FedEx argued that the D.C. Circuit’s FedEx I decision in 2009 required reversal of the NLRB’s 2014 ruling that FedEx drivers were employees, not independent contractors, because independent contractors have no right to organize and no right to union representation under the LMRA.  The D.C. Circuit emphatically agreed:

It is as clear as clear can be that “the same issue presented in a later case in the same court should lead to the same result.”  Doubly so when the parties are the same.

FedEx II, slip op. at 8 (emphasis and citations omitted).  The D.C. Circuit said that the NLRB was simply seeking to “nullify this court’s decision in FedEx I.”  Id.

Single-route FedEx drivers are assigned to and drive a single route for FedEx.  In recent years, FedEx has moved away from the single-route model and encouraged its contractors to hire multiple drivers, so that the contractors, not FedEx, would be the employers of the drivers.  Most analysts consider the single-route driver to be the more difficult business model, established as an independent contractor relationship rather than as an employer-employee relationship, when litigating with the NLRB.

The D.C. Circuit Court applied the same common-law test of independent contractors that it did in 2009, emphasizing the entrepreneurial aspects of the relationship between the independent contractor drivers and FedEx.  Under this test, the NLRB emphasizes the independent contractor’s opportunity to either make or lose money based on its contractual relationship with FedEx.

Although the D.C. Circuit decisions are clearly favorable to those businesses attempting to use independent contractors instead of employees, it is questionable whether FedEx II will have any application outside the NLRB and its enforcement of the LMRA.  For example, the U.S. Department of Labor (the “DOL”) and Washington and Oregon state courts use the economic-reality test to determine whether someone is an employee or an independent contractor for purposes of overtime, meal and rest breaks, and other wage-and-hour regulations.  The economic-reality test is more favorable to those drivers and other workers seeking to convert an independent contractor relationship into an employer-employee relationship.  The DOL readily acknowledges on its website the confusing regulatory environment for businesses seeking to establish and maintain independent contractor relationships.  “Even if you are a legitimate independent contractor under one law, you may still be an employee under other laws,” the DOL cautions.

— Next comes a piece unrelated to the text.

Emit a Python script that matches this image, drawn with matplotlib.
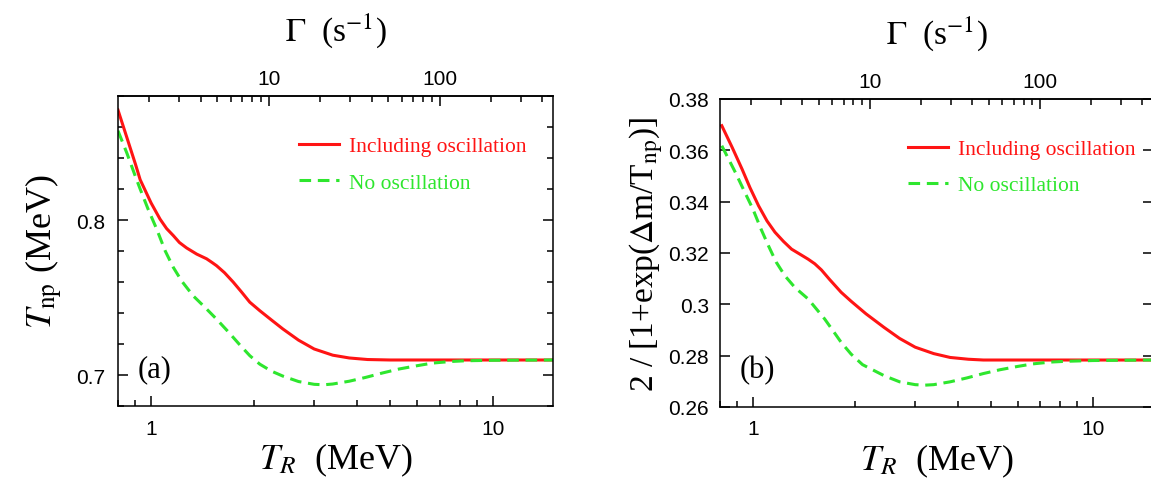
import numpy as np
import matplotlib
matplotlib.use("Agg")
import matplotlib.pyplot as plt
from matplotlib.ticker import FixedLocator, NullFormatter, FuncFormatter, MultipleLocator

plt.rcParams['font.family'] = ['Liberation Sans', 'DejaVu Sans']
plt.rcParams['mathtext.fontset'] = 'stix'

# panel (a): T_np (MeV) vs T_R (MeV)
TR_a_osc = [0.80, 0.85, 0.90, 0.929, 1.00, 1.062, 1.11, 1.161, 1.21, 1.27, 1.36, 1.453, 1.51,
            1.555, 1.64, 1.738, 1.84, 1.944, 2.08, 2.25, 2.43, 2.7, 3.0, 3.4, 3.8, 4.3, 5.0, 15.0]
Tnp_osc = [0.871, 0.853, 0.836, 0.826, 0.811, 0.8006, 0.7945, 0.790, 0.7855, 0.782, 0.778, 0.775, 0.7725,
           0.7705, 0.766, 0.760, 0.7535, 0.747, 0.7415, 0.7355, 0.7297, 0.7225, 0.7168, 0.7128, 0.711,
           0.7100, 0.7097, 0.7097]
TR_a_no = [0.80, 0.85, 0.90, 0.929, 0.98, 1.039, 1.10, 1.161, 1.23, 1.329, 1.44, 1.555, 1.68, 1.817,
           1.944, 2.08, 2.25, 2.43, 2.7, 3.0, 3.2, 3.4, 3.8, 4.25, 4.75, 5.32, 6.0, 6.66, 7.5, 8.32,
           10.0, 15.0]
Tnp_no = [0.8576, 0.843, 0.828, 0.820, 0.807, 0.794, 0.780, 0.7695, 0.7605, 0.751, 0.7435, 0.736, 0.728,
          0.7195, 0.7125, 0.707, 0.7025, 0.6993, 0.6958, 0.6940, 0.6937, 0.6942, 0.696, 0.6985, 0.7013,
          0.7039, 0.706, 0.7077, 0.7087, 0.7092, 0.7095, 0.7097]

# panel (b): 2/[1+exp(dm/T_np)] vs T_R (MeV)
TR_b_osc = [0.81, 0.87, 0.929, 0.98, 1.039, 1.10, 1.161, 1.23, 1.299, 1.38, 1.453, 1.52, 1.59, 1.68,
            1.817, 1.944, 2.15, 2.43, 2.7, 3.0, 3.4, 3.8, 4.3, 4.76, 15.0]
frac_osc = [0.3696, 0.361, 0.3527, 0.3455, 0.3384, 0.3325, 0.3281, 0.3245, 0.3215, 0.3194, 0.3176,
            0.3158, 0.3134, 0.3097, 0.3047, 0.3012, 0.2963, 0.2910, 0.2867, 0.2833, 0.2808, 0.2793,
            0.2786, 0.2783, 0.2783]
TR_b_no = [0.81, 0.888, 0.94, 1.0, 1.055, 1.111, 1.17, 1.242, 1.33, 1.453, 1.53, 1.625, 1.72, 1.817,
           1.944, 2.1, 2.43, 2.7, 3.0, 3.2, 3.4, 3.8, 4.25, 4.75, 5.32, 6.0, 6.66, 7.5, 8.32, 10.0, 15.0]
frac_no = [0.3618, 0.3514, 0.3445, 0.3371, 0.3295, 0.3228, 0.3165, 0.3111, 0.3065, 0.3021, 0.2985,
           0.2943, 0.2897, 0.2852, 0.2806, 0.2765, 0.2722, 0.2698, 0.2687, 0.2685, 0.2687, 0.2698,
           0.2713, 0.2730, 0.2745, 0.2758, 0.2768, 0.2775, 0.2778, 0.2781, 0.2783]

# Gamma (s^-1) scales as T_R^2
gam_coef = 2.05
gam_ticks = [10, 100]

RED = '#ff1414'
GREEN = '#2ee62e'
SERIF = ['Liberation Serif', 'DejaVu Serif']
DASH = (0, (3.8, 2.2))

fig = plt.figure(figsize=(11.51, 4.81), dpi=100)
ax_a = fig.add_axes([0.1025, 0.1538, 0.378, 0.6445])
ax_b = fig.add_axes([0.6255, 0.1518, 0.3762, 0.6403])


def style(ax):
    ax.set_xscale('log')
    ax.set_xlim(0.8, 15)
    ax.xaxis.set_major_formatter(FuncFormatter(lambda v, p: '%g' % v))
    ax.xaxis.set_minor_formatter(NullFormatter())
    ax.tick_params(which='both', direction='in', top=False, right=True,
                   labelsize=15, pad=9)
    ax.tick_params(which='major', length=7, width=1.1)
    ax.tick_params(which='minor', length=4, width=1.1)
    for s in ax.spines.values():
        s.set_linewidth(1.1)
    sec = ax.secondary_xaxis('top', functions=(lambda t: gam_coef * t ** 2,
                                                 lambda g: np.sqrt(np.clip(g, 1e-9, None) / gam_coef)))
    sec.xaxis.set_major_locator(FixedLocator(gam_ticks))
    sec.xaxis.set_major_formatter(FuncFormatter(lambda v, p: '%g' % v))
    sec.xaxis.set_minor_formatter(NullFormatter())
    sec.tick_params(which='both', direction='in', labelsize=15, pad=6)
    sec.tick_params(which='major', length=7, width=1.1)
    sec.tick_params(which='minor', length=4, width=1.1)
    sec.spines['top'].set_linewidth(1.1)
    sec.set_xlabel(r'$\Gamma$  (s$^{-1}$)', fontsize=24, family=SERIF, labelpad=21)
    ax.set_xlabel(r'$T_R$  (MeV)', fontsize=26, family=SERIF, labelpad=2)
    return sec


style(ax_a)
ax_a.plot(TR_a_osc, Tnp_osc, color=RED, lw=2.2, label='Including oscillation')
ax_a.plot(TR_a_no, Tnp_no, color=GREEN, lw=2.2, ls=DASH, label='No oscillation')
ax_a.set_ylim(0.68, 0.88)
ax_a.yaxis.set_major_locator(FixedLocator([0.7, 0.8]))
ax_a.yaxis.set_minor_locator(MultipleLocator(0.02))
ax_a.yaxis.set_major_formatter(FuncFormatter(lambda v, p: '%g' % round(v, 3)))
ax_a.set_ylabel(r'$T_{\rm np}$ (MeV)', fontsize=26, family=SERIF, labelpad=8)
ax_a.text(0.046, 0.119, '(a)', transform=ax_a.transAxes, fontsize=22,
          family=SERIF, va='center', ha='left')
ax_a.legend(loc='upper left', bbox_to_anchor=(0.392, 0.905), frameon=False,
            prop={'family': SERIF, 'size': 15.5}, handlelength=1.85,
            handletextpad=0.45, labelspacing=0.75, borderpad=0,
            labelcolor='linecolor')

style(ax_b)
ax_b.plot(TR_b_osc, frac_osc, color=RED, lw=2.2, label='Including oscillation')
ax_b.plot(TR_b_no, frac_no, color=GREEN, lw=2.2, ls=DASH, label='No oscillation')
ax_b.set_ylim(0.26, 0.38)
ax_b.yaxis.set_major_locator(MultipleLocator(0.02))
ax_b.yaxis.set_minor_locator(FixedLocator([]))
ax_b.yaxis.set_major_formatter(FuncFormatter(lambda v, p: '%g' % round(v, 3)))
ax_b.tick_params(axis='y', pad=8)
ax_b.set_ylabel(r'2 / [1+exp($\Delta$m/T$_{\rm np}$)]', fontsize=24, family=SERIF, labelpad=2)
ax_b.text(0.046, 0.123, '(b)', transform=ax_b.transAxes, fontsize=22,
          family=SERIF, va='center', ha='left')
ax_b.legend(loc='upper left', bbox_to_anchor=(0.41, 0.905), frameon=False,
            prop={'family': SERIF, 'size': 15.5}, handlelength=1.85,
            handletextpad=0.45, labelspacing=0.75, borderpad=0,
            labelcolor='linecolor')

fig.savefig('out.png', dpi=100)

Although the Trump Administration is in the process of rewriting federal regulatory agencies’ websites and revoking DOL and other agency regulations, employers in Washington and Oregon still need to worry about lawsuits challenging whether their independent contractors are actually employees under state law and should be paid minimum wage and overtime under state law for all hours worked in excess of 40 in any given week.  There is no indication that the Bureau of Labor & Industries in Oregon, the Department of Labor and Industries in Washington, or state courts in Oregon and Washington are going to drop the economic-reality test for the entrepreneurial, common-law test that FedEx has used to reverse the NLRB twice in eight years to resist union-organizing campaigns.

The five-seat NLRB currently has a 2-1 majority of Democratic board members with two vacant seats.  The Trump Administration is widely reported to have a short list of three potential NLRB candidates from which two Republican nominees could be submitted to the Senate for approval.  As of the date of this e flash, however, President Donald Trump has yet to nominate anyone to fill the two vacancies that would give Republicans a majority on the NLRB.